Quant à la transmission intégrale, elle était lourde, complexe et inutile : elle a été abandonnée. Les roues arrière directrices, la suspension réglable en hauteur et l’aérodynamisme actif ont suivi le même chemin. Toutes ces décisions sur des critères d’ingénierie solides qui ont permis de créer une voiture plus légère et plus rapide. Ce qui n’aurait pas été possible autrement.
Bien avant Photoshop !
Exit le V12, il n’était plus utile de conserver une telle longueur. Bien avant l’ère de Photoshop, les ingénieurs ont « coupé et ajusté » des tirages photos pour obtenir leur nouvelles proportions. Helfet savait que la voiture devrait rétrécir et l’installation du V6 le permettait. « J’aurais aimé qu’elle soit encore plus courte, mais Tom Walkinshaw (TWR) n’en voulait pas. » Des ouvertures plus grandes pour les intercoolers du turbo ont été créées, mais le capot moteur en verre inspiré de la XJ13 a été conservé. D’ailleurs tout comme presque tout le reste du concept de la voiture. C’est assez remarquable que le concept entre finalement en production, car ce n’était pas le but initial.

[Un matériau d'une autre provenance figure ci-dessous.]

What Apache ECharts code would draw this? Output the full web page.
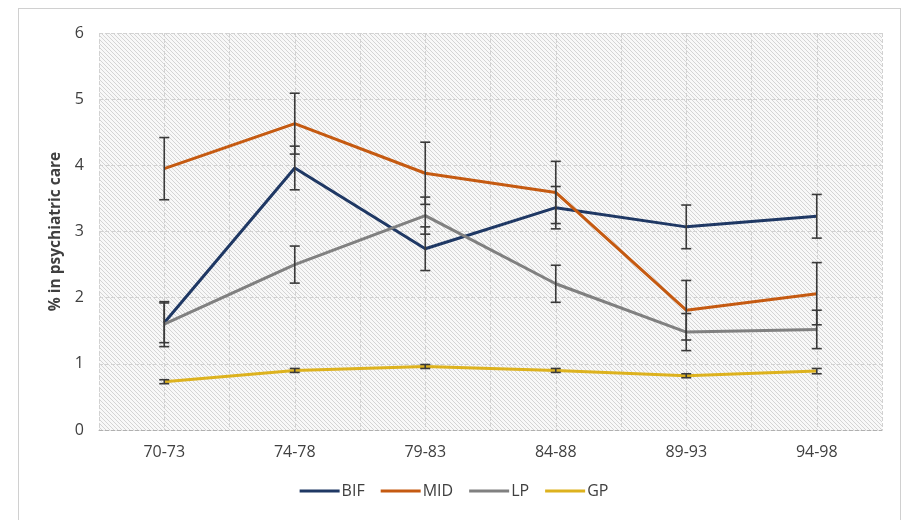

La production a cessé en 1994, après la fabrication de 281 voitures sur les 350 prévues. Et ce, dans l’indifférence générale. Oui, car l’histoire n’est pas tendre avec la XJ220. Pourtant, avec 343 km/h à son palmarès (sur le circuit ovale de Nardò en Italie), elle fut la voiture la plus rapide du monde. Et ce malgré un développement avec des moyens limités et dans un temps record. La récession, la déception liée à l’absence de V12, les procès intentés par des propriétaires mécontents, tout cela a terni ce qui est pourtant une réalisation assez remarquable. La XJ220 reste l’un des accomplissements les plus incroyables de la marque Jaguar. Aujourd’hui encore, quand on évoqué une supercar, on pense à la belle anglaise.